Задав такой вопрос, Жорка вовсе даже и не ожидал ответа – до того звероподобен был тот, кого он спрашивал. Но человек ответил, нехорошо, гугняво выговаривая слова, и из невнятного его ответа лесник ничего не разобрал. В ту же минуту заросшее лицо человека исказилось страдальческой судорогою и он со стоном повалился наземь, корчась и прижимая к животу связанные руки. И по тому, как он корчился и хватался за живот, Жорка догадался, что его одолевает болезнь.
– Понос, что ли? – спросил он.
– Гу́ки… азижи́… – подымаясь, простонал человек. – Гу́ки…
– А, руки! – сообразил лесник. – Ну что ж, это можно… Вояка из тебя, видать по твоему положению, никакой… Тебе – что? На двор, что ли, сходить?
Человек кивнул косматой головой и сказал: «А до́р».
– Ну гляди, – развязывая ремень, пригрозил на всякий случай Жорка. – Побежишь – стрелять буду.
И он внушительно похлопал рукой по обтерханной полевой сумке, болтавшейся на боку, давая понять, что там у него есть пистолет или другое какое оружие, которое он может, в случае чего, применить.
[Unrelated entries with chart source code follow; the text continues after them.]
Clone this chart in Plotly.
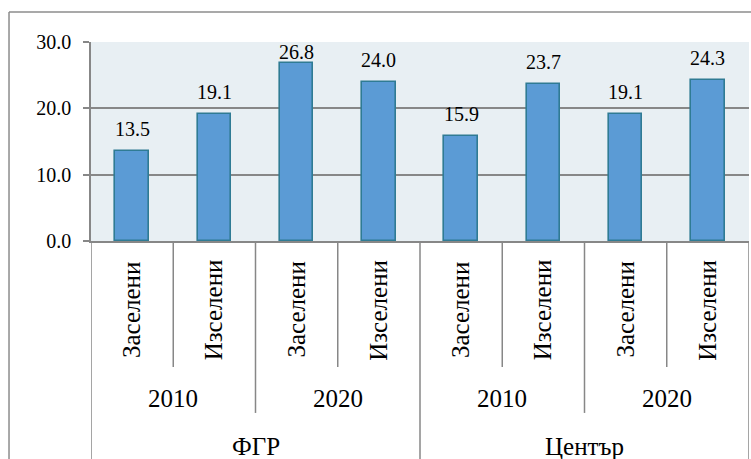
import plotly.graph_objects as go

# chart data
regions = ["ФГР", "Център"]
years = ["2010", "2020"]
flows = ["Заселени", "Изселени"]
values = [13.5, 19.1, 26.8, 24.0, 15.9, 23.7, 19.1, 24.3]
y_ticks = [0, 10, 20, 30]

# label offsets in px (Excel pushed the 26.8 label down to stay inside)
label_shift = [9, 9, -2, 9, 9, 9, 9, 9]

SERIF = "Liberation Serif, Times New Roman, serif"
GRID = "#878787"

n = len(values)
xs = list(range(n))

fig = go.Figure()
fig.add_trace(go.Bar(
    x=xs, y=values, width=0.41,
    marker=dict(color="#5b9bd5", line=dict(color="#2f7b94", width=1.6)),
    hoverinfo="skip"
))

annotations = []
# data labels
for i, v in enumerate(values):
    annotations.append(dict(
        x=i, y=v, xref="x", yref="y", text=f"{v:.1f}", showarrow=False,
        yanchor="bottom", yshift=label_shift[i],
        font=dict(family=SERIF, size=20, color="black")
    ))

# three-level category axis
pos = 0
for r, reg in enumerate(regions):
    for y_i, yr in enumerate(years):
        for fl in flows:
            annotations.append(dict(
                x=pos, y=-0.3467, xref="x", yref="paper", text=fl,
                textangle=-90, showarrow=False, xanchor="center", yanchor="middle",
                font=dict(family=SERIF, size=25, color="black")
            ))
            pos += 1
        mid = pos - len(flows) / 2 - 0.5
        annotations.append(dict(
            x=mid, y=-0.789, xref="x", yref="paper", text=yr, showarrow=False,
            xanchor="center", yanchor="middle",
            font=dict(family=SERIF, size=25, color="black")
        ))
    gmid = pos - len(years) * len(flows) / 2 - 0.5
    annotations.append(dict(
        x=gmid, y=-1.035, xref="x", yref="paper", text=reg, showarrow=False,
        xanchor="center", yanchor="middle",
        font=dict(family=SERIF, size=25, color="black")
    ))

shapes = []
# dividers between the category cells
for b in range(n + 1):
    x = b - 0.5
    if b % (len(years) * len(flows)) == 0:
        y1 = -1.3
    elif b % len(flows) == 0:
        y1 = -0.864
    else:
        y1 = -0.633
    shapes.append(dict(type="line", xref="x", yref="paper", x0=x, x1=x,
                       y0=0, y1=y1, line=dict(color=GRID, width=1.5)))

# outer chart border (top / left)
shapes.append(dict(type="line", xref="paper", yref="paper", x0=-0.1246, x1=1.05,
                   y0=1.1508, y1=1.1508, line=dict(color="#8c8c8c", width=1.5)))
shapes.append(dict(type="line", xref="paper", yref="paper", x0=-0.1246, x1=-0.1246,
                   y0=1.1508, y1=-1.3, line=dict(color="#8c8c8c", width=1.5)))

fig.update_layout(
    width=751, height=459,
    margin=dict(l=91, r=2, t=42, b=218),
    paper_bgcolor="white",
    plot_bgcolor="#e8eff3",
    showlegend=False,
    bargap=0,
    annotations=annotations,
    shapes=shapes,
    xaxis=dict(range=[-0.5, n - 0.5], showticklabels=False, showgrid=False,
               zeroline=False, showline=True, linecolor=GRID, linewidth=1.5,
               ticks=""),
    yaxis=dict(range=[0, 30], tickvals=y_ticks, tickformat=".1f",
               showgrid=True, gridcolor=GRID, gridwidth=1.5, zeroline=False,
               showline=True, linecolor=GRID, linewidth=1.5,
               ticks="outside", ticklen=6, tickcolor=GRID, tickwidth=1.5,
               ticklabelstandoff=8,
               tickfont=dict(family=SERIF, size=20, color="black")),
)

# drop the default page margin so the figure sits at the window origin
fig.write_html("out.html", config={"displayModeBar": False},
               post_script="document.body.style.margin='0px';")
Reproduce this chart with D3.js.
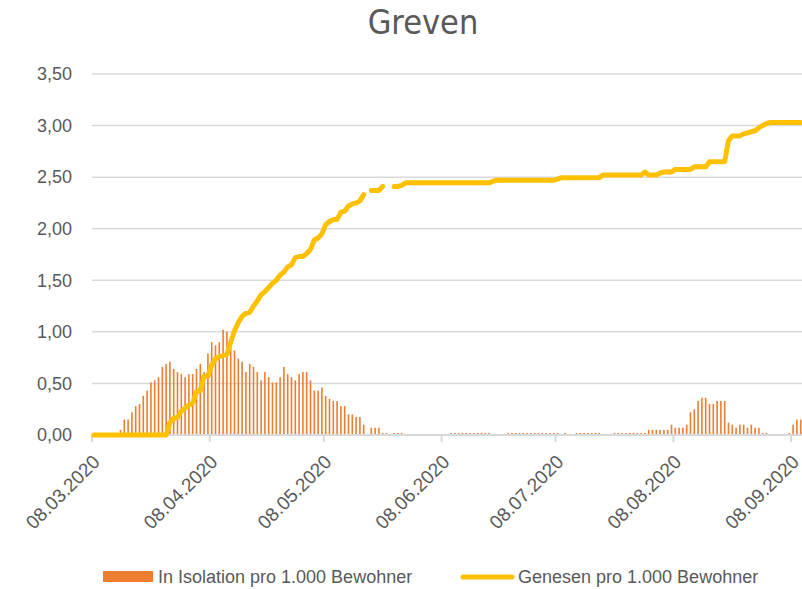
<!DOCTYPE html>
<html>
<head>
<meta charset="utf-8">
<script src="https://cdn.jsdelivr.net/npm/d3@7"></script>
<style>
  body { margin: 0; background: #fff; }
  svg { display: block; font-family: "Liberation Sans", Arial, sans-serif; }
</style>
</head>
<body>
<div id="chart"></div>
<script>
// daily values starting 08.03.2020
const startDate = new Date(Date.UTC(2020, 2, 8));
const dayCount = 187;

const isolation = [
  0, 0, 0, 0, 0, 0, 0, 0.05, 0.15, 0.15,
  0.22, 0.28, 0.30, 0.38, 0.43, 0.51, 0.53, 0.56, 0.66, 0.69,
  0.71, 0.64, 0.61, 0.59, 0.56, 0.59, 0.59, 0.64, 0.69, 0.61,
  0.79, 0.90, 0.87, 0.90, 1.02, 1.00, 0.95, 0.82, 0.74, 0.71,
  0.61, 0.69, 0.66, 0.61, 0.53, 0.61, 0.56, 0.51, 0.51, 0.56,
  0.66, 0.59, 0.56, 0.53, 0.59, 0.61, 0.61, 0.53, 0.43, 0.43,
  0.46, 0.38, 0.35, 0.33, 0.33, 0.28, 0.28, 0.20, 0.20, 0.175,
  0.175, 0.10, 0, 0.07, 0.07, 0.07, 0.02, 0.02, 0, 0.02,
  0.02, 0.02, 0, 0, 0, 0, 0, 0, 0, 0,
  0, 0, 0, 0, 0.02, 0.02, 0.02, 0.02, 0.02, 0.02,
  0.02, 0.02, 0.02, 0.02, 0.02, 0, 0, 0, 0, 0.02,
  0.02, 0.02, 0.02, 0.02, 0.02, 0.02, 0.02, 0.02, 0.02, 0.02,
  0.02, 0.02, 0.02, 0, 0.02, 0, 0, 0.02, 0.02, 0.02,
  0.02, 0.02, 0.02, 0.02, 0, 0, 0, 0.02, 0.02, 0.02,
  0.02, 0.02, 0.02, 0.02, 0.02, 0.02, 0.05, 0.05, 0.05, 0.05,
  0.05, 0.05, 0.10, 0.07, 0.07, 0.07, 0.10, 0.22, 0.25, 0.33,
  0.36, 0.36, 0.30, 0.30, 0.33, 0.33, 0.33, 0.12, 0.10, 0.07,
  0.10, 0.10, 0.07, 0.10, 0.07, 0.07, 0.02, 0.02, 0, 0,
  0, 0, 0, 0.02, 0.10, 0.15, 0.15
];

const genesen = [
  0, 0, 0, 0, 0, 0, 0, 0, 0, 0,
  0, 0, 0, 0, 0, 0, 0, 0, 0, 0,
  0.12, 0.16, 0.17, 0.23, 0.26, 0.29, 0.31, 0.42, 0.43, 0.57,
  0.57, 0.68, 0.74, 0.76, 0.77, 0.78, 0.90, 1.01, 1.09, 1.15,
  1.18, 1.19, 1.25, 1.30, 1.36, 1.39, 1.43, 1.47, 1.50, 1.55,
  1.58, 1.63, 1.65, 1.72, 1.73, 1.73, 1.76, 1.80, 1.89, 1.91,
  1.95, 2.04, 2.07, 2.09, 2.09, 2.16, 2.17, 2.22, 2.24, 2.25,
  2.27, 2.33, null, 2.37, 2.37, 2.37, 2.41, null, null, 2.41,
  2.41, 2.42, 2.445, 2.445, 2.445, 2.445, 2.445, 2.445, 2.445, 2.445,
  2.445, 2.445, 2.445, 2.445, 2.445, 2.445, 2.445, 2.445, 2.445, 2.445,
  2.445, 2.445, 2.445, 2.445, 2.445, 2.46, 2.47, 2.47, 2.47, 2.47,
  2.47, 2.47, 2.47, 2.47, 2.47, 2.47, 2.47, 2.47, 2.47, 2.47,
  2.47, 2.47, 2.48, 2.495, 2.495, 2.495, 2.495, 2.495, 2.495, 2.495,
  2.495, 2.495, 2.495, 2.495, 2.52, 2.52, 2.52, 2.52, 2.52, 2.52,
  2.52, 2.52, 2.52, 2.52, 2.52, 2.55, 2.52, 2.52, 2.52, 2.54,
  2.55, 2.55, 2.55, 2.575, 2.575, 2.575, 2.575, 2.575, 2.60, 2.60,
  2.60, 2.60, 2.65, 2.65, 2.65, 2.65, 2.65, 2.855, 2.90, 2.90,
  2.90, 2.92, 2.93, 2.94, 2.95, 2.98, 3.00, 3.02, 3.03, 3.03,
  3.03, 3.03, 3.03, 3.03, 3.03, 3.03, 3.03
];

const tickDates = ["2020-03-08", "2020-04-08", "2020-05-08", "2020-06-08", "2020-07-08", "2020-08-08", "2020-09-08"];
const tickLabels = ["08.03.2020", "08.04.2020", "08.05.2020", "08.06.2020", "08.07.2020", "08.08.2020", "08.09.2020"];
const yTicks = [0, 0.5, 1, 1.5, 2, 2.5, 3, 3.5];
const seriesNames = ["In Isolation pro 1.000 Bewohner", "Genesen pro 1.000 Bewohner"];

const W = 802, H = 589;
const orange = "#ED7D31", gold = "#FFC000", grid = "#D9D9D9", textCol = "#595959";

const days = d3.range(dayCount).map(i => d3.utcDay.offset(startDate, i));
const rows = days.map((d, i) => ({ date: d, iso: isolation[i], gen: genesen[i] }));

const x = d3.scaleUtc()
  .domain([startDate, d3.utcDay.offset(startDate, dayCount)])
  .range([92, 92 + dayCount * 3.8]);
const y = d3.scaleLinear().domain([0, 3.5]).range([435, 74]);

const mid = d => x(new Date(d.getTime() + 12 * 3600 * 1000));

const svg = d3.select("#chart").append("svg")
  .attr("width", W).attr("height", H);

// title
svg.append("text")
  .attr("x", 423).attr("y", 34)
  .attr("text-anchor", "middle")
  .style("font-family", "'Liberation Sans Narrow', 'DejaVu Sans Condensed', sans-serif")
  .style("font-size", "34px")
  .attr("fill", textCol)
  .text("Greven");

// gridlines
svg.append("g").selectAll("line")
  .data(yTicks.slice(1))
  .join("line")
  .attr("x1", 92).attr("x2", W)
  .attr("y1", d => y(d)).attr("y2", d => y(d))
  .attr("stroke", grid).attr("stroke-width", 1.5);

// y labels
svg.append("g").selectAll("text")
  .data(yTicks)
  .join("text")
  .attr("x", 72).attr("y", d => y(d))
  .attr("dy", "0.35em")
  .attr("text-anchor", "end")
  .attr("fill", textCol)
  .style("font-size", "18px")
  .text(d => d3.format(".2f")(d).replace(".", ","));

// bars
svg.append("g").selectAll("rect")
  .data(rows.filter(d => d.iso > 0))
  .join("rect")
  .attr("x", d => mid(d.date) - 0.8)
  .attr("width", 1.6)
  .attr("y", d => y(d.iso))
  .attr("height", d => y(0) - y(d.iso))
  .attr("fill", orange);

// x axis
const tickX = tickDates.map(s => x(new Date(s + "T00:00:00Z")));
const xAxis = svg.append("g");
xAxis.append("line")
  .attr("x1", 92).attr("x2", W)
  .attr("y1", 435).attr("y2", 435)
  .attr("stroke", grid).attr("stroke-width", 2);
xAxis.selectAll("line.tick")
  .data(tickX)
  .join("line")
  .attr("class", "tick")
  .attr("x1", d => d).attr("x2", d => d)
  .attr("y1", 435).attr("y2", 442)
  .attr("stroke", grid).attr("stroke-width", 2);
xAxis.selectAll("text")
  .data(tickLabels)
  .join("text")
  .attr("transform", (d, i) => `translate(${tickX[i] + 9},${463}) rotate(-45)`)
  .attr("text-anchor", "end")
  .attr("fill", textCol)
  .style("font-size", "19px")
  .text(d => d);

// line
const line = d3.line()
  .defined(d => d.gen != null)
  .x(d => mid(d.date))
  .y(d => y(d.gen));

svg.append("path")
  .datum(rows)
  .attr("d", line)
  .attr("fill", "none")
  .attr("stroke", gold)
  .attr("stroke-width", 5)
  .attr("stroke-linejoin", "round")
  .attr("stroke-linecap", "round");

// legend
const legend = svg.append("g").style("font-size", "18px").attr("fill", textCol);
legend.append("rect")
  .attr("x", 103).attr("y", 571).attr("width", 50).attr("height", 11)
  .attr("fill", orange);
legend.append("text").attr("x", 158).attr("y", 583).text(seriesNames[0]);
legend.append("line")
  .attr("x1", 463).attr("x2", 512).attr("y1", 577).attr("y2", 577)
  .attr("stroke", gold).attr("stroke-width", 5).attr("stroke-linecap", "round");
legend.append("text").attr("x", 518).attr("y", 583).text(seriesNames[1]);
</script>
</body>
</html>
Пленник испуганно поглядел на лесника, поспешно расстегнул кавалерийские штаны, ушел за куст и там справил свою болезненную нужду, после чего, повинуясь Жорке, снова побрел по тропинке, ведущей в село.
Вскоре им попались навстречу ребятишки. Они шли с мешком – собирать желуди для свиней, но, увидев пойманное чудовище, позабыли про дело и побежали следом. Затем к шествию присоединились какие-то женщины, возвращавшиеся из магазина в лесной поселок, затем совхозные лесорубы, Сигизмунд с Ермолаем и Дуськой, – словом, при входе в село Жорка и его полонянин были окружены уже довольно многолюдной толпой, изумленно и злобно разглядывавшей дикого человека, как все решили, убийцу учителя Извалова. Ермолай, сразу признавший свои сапоги на нем, кинулся было их отнимать, остервенело закричал на человека, велел разуваться, но Жорка не дал, сказав, что все это разберет милиция, а пока ничего трогать нельзя, не положено.
Пойманного привели к сельсовету и там посадили на бревна, предназначавшиеся для ремонта крыльца и привезенные еще весной, так что теперь сквозь них росла трава и лопухи и кора была ободрана от долгого людского сидения. Топор, завернутый в газету, Жорка держал в руках и не отдавал никому до прихода милиции.
Весть о поимке убийцы разнеслась с быстротой невероятной, и всё новые и новые люди, бросая дела, бежали к сельсовету поглядеть на дикого мужика. С минуты на минуту ожидали Максима Петровича и Евстратова, а пока что стояли и дивились: что же это за человек и какими путями попал он в Садовое. Ему пытались задавать вопросы, но он, видимо привыкший к одиночеству, ошалел от многолюдства, сидел молча, и только слабая, не то застенчивая, не то идиотская улыбка временами, запутавшись во всклокоченной бороде, мелькала на его припухшем, по-детски округлом лице.